▸ Material provided
════════════════

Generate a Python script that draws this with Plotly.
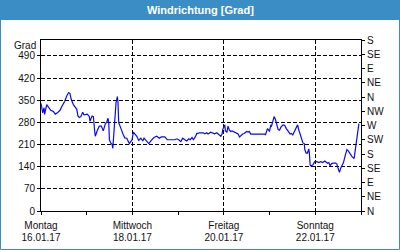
import pandas as pd
import plotly.graph_objects as go

title_text = "Windrichtung [Grad]"
y_title = "Grad"
start = "2017-01-16"

hours = [0, 0.9, 1.6, 1.9, 3.0, 3.7, 5.1, 6.5, 7.5, 8.6, 10.0, 11.0, 12.4, 13.5, 14.5, 15.2, 15.9,
         17.0, 18.0, 18.8, 19.4, 20.1, 20.9, 21.9, 22.6, 23.6, 24.3, 25.4, 25.7, 26.8, 27.5, 28.2,
         28.5, 29.6, 30.6, 31.7, 32.7, 33.8, 34.5, 34.8, 35.2, 35.6, 35.9, 36.6, 37.3, 37.7, 38.0,
         38.7, 39.4, 40.1, 40.4, 40.8, 41.5, 42.2, 43.2, 44.0, 45.0, 45.7, 46.4, 47.1, 47.8, 48.5,
         49.2, 50.3, 51.3, 52.4, 53.4, 54.1, 55.1, 56.6, 57.9, 59.3, 60.8, 62.1, 63.2, 65.0, 66.3,
         67.8, 68.8, 70.2, 71.3, 72.3, 73.4, 74.4, 75.5, 76.5, 77.6, 78.3, 79.3, 80.0, 81.0, 81.8,
         82.5, 83.1, 85.1, 86.0, 87.0, 87.7, 89.1, 90.2, 91.2, 92.3, 93.6, 94.4, 95.1, 95.4, 96.5,
         96.8, 97.6, 98.2, 98.9, 99.6, 100.3, 101.4, 102.1, 102.8, 103.5, 104.2, 105.2, 105.9,
         106.6, 107.3, 108.0, 108.7, 109.4, 110.1, 112.9, 116.1, 117.5, 117.8, 118.5, 118.9, 119.6,
         119.9, 120.6, 121.0, 121.7, 122.4, 123.1, 123.8, 124.5, 125.2, 125.9, 127.0, 128.0, 128.7,
         129.4, 130.1, 130.8, 131.5, 132.2, 132.9, 133.6, 134.3, 134.7, 135.4, 136.0, 136.7, 137.5,
         138.2, 138.5, 139.2, 139.9, 140.6, 140.9, 141.3, 141.6, 142.7, 143.7, 144.8, 145.8, 146.9,
         147.9, 149.0, 149.7, 150.4, 151.1, 151.8, 152.5, 153.2, 154.6, 155.3, 156.0, 156.7, 157.4,
         158.1, 158.8, 159.8, 160.6, 161.3, 162.0, 162.7, 163.4, 164.4, 165.1, 165.9, 166.2, 166.5,
         166.9]
values = [340, 310, 326, 305, 336, 331, 318, 314, 306, 310, 318, 331, 346, 363, 374, 371, 352,
          336, 327, 321, 300, 295, 298, 312, 304, 304, 306, 298, 283, 300, 298, 251,
          236, 255, 268, 268, 253, 276, 280, 287, 293, 276, 225, 215, 211, 198, 225,
          289, 342, 361, 345, 279, 270, 257, 241, 231, 230, 220, 213, 219, 225, 249,
          245, 236, 223, 230, 221, 230, 223, 213, 223, 232, 236, 230, 234, 234, 225,
          225, 227, 225, 228, 225, 219, 230, 225, 221, 228, 225, 232, 225, 234, 245,
          245, 247, 247, 244, 247, 243, 249, 247, 244, 247, 240, 236, 244, 257, 272,
          253, 249, 268, 255, 251, 253, 249, 249, 245, 243, 234, 240, 243,
          245, 249, 251, 249, 251, 243, 243, 243, 243, 240, 253, 260, 255,
          251, 270, 268, 283, 298, 289, 268, 257, 255, 264, 272, 270, 261,
          253, 249, 243, 245, 240, 249, 257, 268, 272, 255, 243, 232, 215,
          213, 194, 183, 183, 196, 183, 145, 143, 145, 156, 156, 153, 156,
          153, 158, 153, 151, 153, 143, 149, 151, 151, 149, 134, 122, 136,
          145, 153, 177, 194, 190, 183, 175, 171, 166, 198, 230, 255, 262,
          276]

x_tick_dates = ["2017-01-16", "2017-01-18", "2017-01-20", "2017-01-22"]
x_day_labels = ["Montag", "Mittwoch", "Freitag", "Sonntag"]
x_date_labels = ["16.01.17", "18.01.17", "20.01.17", "22.01.17"]
x_range = ["2017-01-16", "2017-01-23"]

y_left_ticks = [0, 70, 140, 210, 280, 350, 420, 490]
y_right_ticks = [0, 45, 90, 135, 180, 225, 270, 315, 360, 405, 450, 495, 540]
y_right_labels = ["N", "NE", "E", "SE", "S", "SW", "W", "NW", "N", "NE", "E", "SE", "S"]
y_range = [0, 540]

times = pd.Timestamp(start) + pd.to_timedelta(hours, unit="h")

W, H = 400, 250
L, R, T, B = 41, 39, 40, 39
PW, PH = W - L - R, H - T - B

def px(x):
    return (x - L) / PW

def py(y):
    return (H - B - y) / PH

blue = "#3b8dc5"
font = "Liberation Sans"
txt = "#111111"

fig = go.Figure()
fig.add_trace(go.Scatter(x=times, y=values, mode="lines",
                         line=dict(color="#0a0aeb", width=1.2), showlegend=False))
fig.add_trace(go.Scatter(x=[times[0]], y=[None], yaxis="y2", showlegend=False,
                         hoverinfo="skip"))
fig.add_trace(go.Scatter(x=[times[0]], y=[None], xaxis="x2", showlegend=False,
                         hoverinfo="skip"))

fig.update_layout(
    width=W, height=H,
    margin=dict(l=L, r=R, t=T, b=B, pad=0, autoexpand=False),
    paper_bgcolor="white", plot_bgcolor="white",
    font=dict(family=font, size=10, color=txt),
    xaxis=dict(range=x_range, type="date", tickmode="array", tickvals=x_tick_dates,
               ticktext=x_day_labels, showline=True, linecolor="black", linewidth=1,
               mirror=True, ticks="outside", ticklen=3, tickcolor="black",
               ticklabelstandoff=2, automargin=False,
               showgrid=True, gridcolor="black", griddash="4px,2px", gridwidth=1,
               zeroline=False,
               minor=dict(dtick=86400000, tick0="2017-01-16", ticks="outside", ticklen=3,
                          tickcolor="black", showgrid=False)),
    xaxis2=dict(range=x_range, type="date", overlaying="x", side="bottom",
                tickmode="array", tickvals=x_tick_dates, ticktext=x_date_labels,
                showline=False, ticks="", showgrid=False, zeroline=False,
                ticklabelstandoff=19, automargin=False),
    yaxis=dict(range=y_range, tickmode="array", tickvals=y_left_ticks,
               showline=True, linecolor="black", linewidth=1, ticks="outside",
               ticklen=3, tickcolor="black", showgrid=True, gridcolor="black",
               griddash="4px,2px", gridwidth=1, zeroline=False, automargin=False),
    yaxis2=dict(range=y_range, overlaying="y", side="right", tickmode="array",
                tickvals=y_right_ticks, ticktext=y_right_labels, showline=True,
                linecolor="black", linewidth=1, ticks="outside", ticklen=3,
                tickcolor="black", showgrid=False, zeroline=False, automargin=False),
    shapes=[
        dict(type="rect", xref="paper", yref="paper", x0=px(0), x1=px(W), y0=py(20), y1=py(0),
             fillcolor=blue, line=dict(width=0), layer="below"),
        dict(type="rect", xref="paper", yref="paper", x0=px(0.5), x1=px(W - 0.5),
             y0=py(H - 0.5), y1=py(0.5), line=dict(color=blue, width=1),
             fillcolor="rgba(0,0,0,0)", layer="below"),
    ],
    annotations=[
        dict(text="<b>" + title_text + "</b>", xref="paper", yref="paper", x=px(200), y=py(10.5),
             xanchor="center", yanchor="middle", showarrow=False,
             font=dict(family=font, size=11, color="white")),
        dict(text=y_title, xref="paper", yref="paper", x=px(38), y=py(45),
             xanchor="right", yanchor="middle", showarrow=False,
             font=dict(family=font, size=10, color=txt)),
    ],
)

fig.write_html("out.html")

════════════════

▸ Written exercise
Set the listing down in full and exactly. Pictures within it should not appear in the copy.

▸ Solved exercise
Generate a Python script that draws this with Plotly.
import pandas as pd
import plotly.graph_objects as go

title_text = "Windrichtung [Grad]"
y_title = "Grad"
start = "2017-01-16"

hours = [0, 0.9, 1.6, 1.9, 3.0, 3.7, 5.1, 6.5, 7.5, 8.6, 10.0, 11.0, 12.4, 13.5, 14.5, 15.2, 15.9,
         17.0, 18.0, 18.8, 19.4, 20.1, 20.9, 21.9, 22.6, 23.6, 24.3, 25.4, 25.7, 26.8, 27.5, 28.2,
         28.5, 29.6, 30.6, 31.7, 32.7, 33.8, 34.5, 34.8, 35.2, 35.6, 35.9, 36.6, 37.3, 37.7, 38.0,
         38.7, 39.4, 40.1, 40.4, 40.8, 41.5, 42.2, 43.2, 44.0, 45.0, 45.7, 46.4, 47.1, 47.8, 48.5,
         49.2, 50.3, 51.3, 52.4, 53.4, 54.1, 55.1, 56.6, 57.9, 59.3, 60.8, 62.1, 63.2, 65.0, 66.3,
         67.8, 68.8, 70.2, 71.3, 72.3, 73.4, 74.4, 75.5, 76.5, 77.6, 78.3, 79.3, 80.0, 81.0, 81.8,
         82.5, 83.1, 85.1, 86.0, 87.0, 87.7, 89.1, 90.2, 91.2, 92.3, 93.6, 94.4, 95.1, 95.4, 96.5,
         96.8, 97.6, 98.2, 98.9, 99.6, 100.3, 101.4, 102.1, 102.8, 103.5, 104.2, 105.2, 105.9,
         106.6, 107.3, 108.0, 108.7, 109.4, 110.1, 112.9, 116.1, 117.5, 117.8, 118.5, 118.9, 119.6,
         119.9, 120.6, 121.0, 121.7, 122.4, 123.1, 123.8, 124.5, 125.2, 125.9, 127.0, 128.0, 128.7,
         129.4, 130.1, 130.8, 131.5, 132.2, 132.9, 133.6, 134.3, 134.7, 135.4, 136.0, 136.7, 137.5,
         138.2, 138.5, 139.2, 139.9, 140.6, 140.9, 141.3, 141.6, 142.7, 143.7, 144.8, 145.8, 146.9,
         147.9, 149.0, 149.7, 150.4, 151.1, 151.8, 152.5, 153.2, 154.6, 155.3, 156.0, 156.7, 157.4,
         158.1, 158.8, 159.8, 160.6, 161.3, 162.0, 162.7, 163.4, 164.4, 165.1, 165.9, 166.2, 166.5,
         166.9]
values = [340, 310, 326, 305, 336, 331, 318, 314, 306, 310, 318, 331, 346, 363, 374, 371, 352,
          336, 327, 321, 300, 295, 298, 312, 304, 304, 306, 298, 283, 300, 298, 251,
          236, 255, 268, 268, 253, 276, 280, 287, 293, 276, 225, 215, 211, 198, 225,
          289, 342, 361, 345, 279, 270, 257, 241, 231, 230, 220, 213, 219, 225, 249,
          245, 236, 223, 230, 221, 230, 223, 213, 223, 232, 236, 230, 234, 234, 225,
          225, 227, 225, 228, 225, 219, 230, 225, 221, 228, 225, 232, 225, 234, 245,
          245, 247, 247, 244, 247, 243, 249, 247, 244, 247, 240, 236, 244, 257, 272,
          253, 249, 268, 255, 251, 253, 249, 249, 245, 243, 234, 240, 243,
          245, 249, 251, 249, 251, 243, 243, 243, 243, 240, 253, 260, 255,
          251, 270, 268, 283, 298, 289, 268, 257, 255, 264, 272, 270, 261,
          253, 249, 243, 245, 240, 249, 257, 268, 272, 255, 243, 232, 215,
          213, 194, 183, 183, 196, 183, 145, 143, 145, 156, 156, 153, 156,
          153, 158, 153, 151, 153, 143, 149, 151, 151, 149, 134, 122, 136,
          145, 153, 177, 194, 190, 183, 175, 171, 166, 198, 230, 255, 262,
          276]

x_tick_dates = ["2017-01-16", "2017-01-18", "2017-01-20", "2017-01-22"]
x_day_labels = ["Montag", "Mittwoch", "Freitag", "Sonntag"]
x_date_labels = ["16.01.17", "18.01.17", "20.01.17", "22.01.17"]
x_range = ["2017-01-16", "2017-01-23"]

y_left_ticks = [0, 70, 140, 210, 280, 350, 420, 490]
y_right_ticks = [0, 45, 90, 135, 180, 225, 270, 315, 360, 405, 450, 495, 540]
y_right_labels = ["N", "NE", "E", "SE", "S", "SW", "W", "NW", "N", "NE", "E", "SE", "S"]
y_range = [0, 540]

times = pd.Timestamp(start) + pd.to_timedelta(hours, unit="h")

W, H = 400, 250
L, R, T, B = 41, 39, 40, 39
PW, PH = W - L - R, H - T - B

def px(x):
    return (x - L) / PW

def py(y):
    return (H - B - y) / PH

blue = "#3b8dc5"
font = "Liberation Sans"
txt = "#111111"

fig = go.Figure()
fig.add_trace(go.Scatter(x=times, y=values, mode="lines",
                         line=dict(color="#0a0aeb", width=1.2), showlegend=False))
fig.add_trace(go.Scatter(x=[times[0]], y=[None], yaxis="y2", showlegend=False,
                         hoverinfo="skip"))
fig.add_trace(go.Scatter(x=[times[0]], y=[None], xaxis="x2", showlegend=False,
                         hoverinfo="skip"))

fig.update_layout(
    width=W, height=H,
    margin=dict(l=L, r=R, t=T, b=B, pad=0, autoexpand=False),
    paper_bgcolor="white", plot_bgcolor="white",
    font=dict(family=font, size=10, color=txt),
    xaxis=dict(range=x_range, type="date", tickmode="array", tickvals=x_tick_dates,
               ticktext=x_day_labels, showline=True, linecolor="black", linewidth=1,
               mirror=True, ticks="outside", ticklen=3, tickcolor="black",
               ticklabelstandoff=2, automargin=False,
               showgrid=True, gridcolor="black", griddash="4px,2px", gridwidth=1,
               zeroline=False,
               minor=dict(dtick=86400000, tick0="2017-01-16", ticks="outside", ticklen=3,
                          tickcolor="black", showgrid=False)),
    xaxis2=dict(range=x_range, type="date", overlaying="x", side="bottom",
                tickmode="array", tickvals=x_tick_dates, ticktext=x_date_labels,
                showline=False, ticks="", showgrid=False, zeroline=False,
                ticklabelstandoff=19, automargin=False),
    yaxis=dict(range=y_range, tickmode="array", tickvals=y_left_ticks,
               showline=True, linecolor="black", linewidth=1, ticks="outside",
               ticklen=3, tickcolor="black", showgrid=True, gridcolor="black",
               griddash="4px,2px", gridwidth=1, zeroline=False, automargin=False),
    yaxis2=dict(range=y_range, overlaying="y", side="right", tickmode="array",
                tickvals=y_right_ticks, ticktext=y_right_labels, showline=True,
                linecolor="black", linewidth=1, ticks="outside", ticklen=3,
                tickcolor="black", showgrid=False, zeroline=False, automargin=False),
    shapes=[
        dict(type="rect", xref="paper", yref="paper", x0=px(0), x1=px(W), y0=py(20), y1=py(0),
             fillcolor=blue, line=dict(width=0), layer="below"),
        dict(type="rect", xref="paper", yref="paper", x0=px(0.5), x1=px(W - 0.5),
             y0=py(H - 0.5), y1=py(0.5), line=dict(color=blue, width=1),
             fillcolor="rgba(0,0,0,0)", layer="below"),
    ],
    annotations=[
        dict(text="<b>" + title_text + "</b>", xref="paper", yref="paper", x=px(200), y=py(10.5),
             xanchor="center", yanchor="middle", showarrow=False,
             font=dict(family=font, size=11, color="white")),
        dict(text=y_title, xref="paper", yref="paper", x=px(38), y=py(45),
             xanchor="right", yanchor="middle", showarrow=False,
             font=dict(family=font, size=10, color=txt)),
    ],
)

fig.write_html("out.html")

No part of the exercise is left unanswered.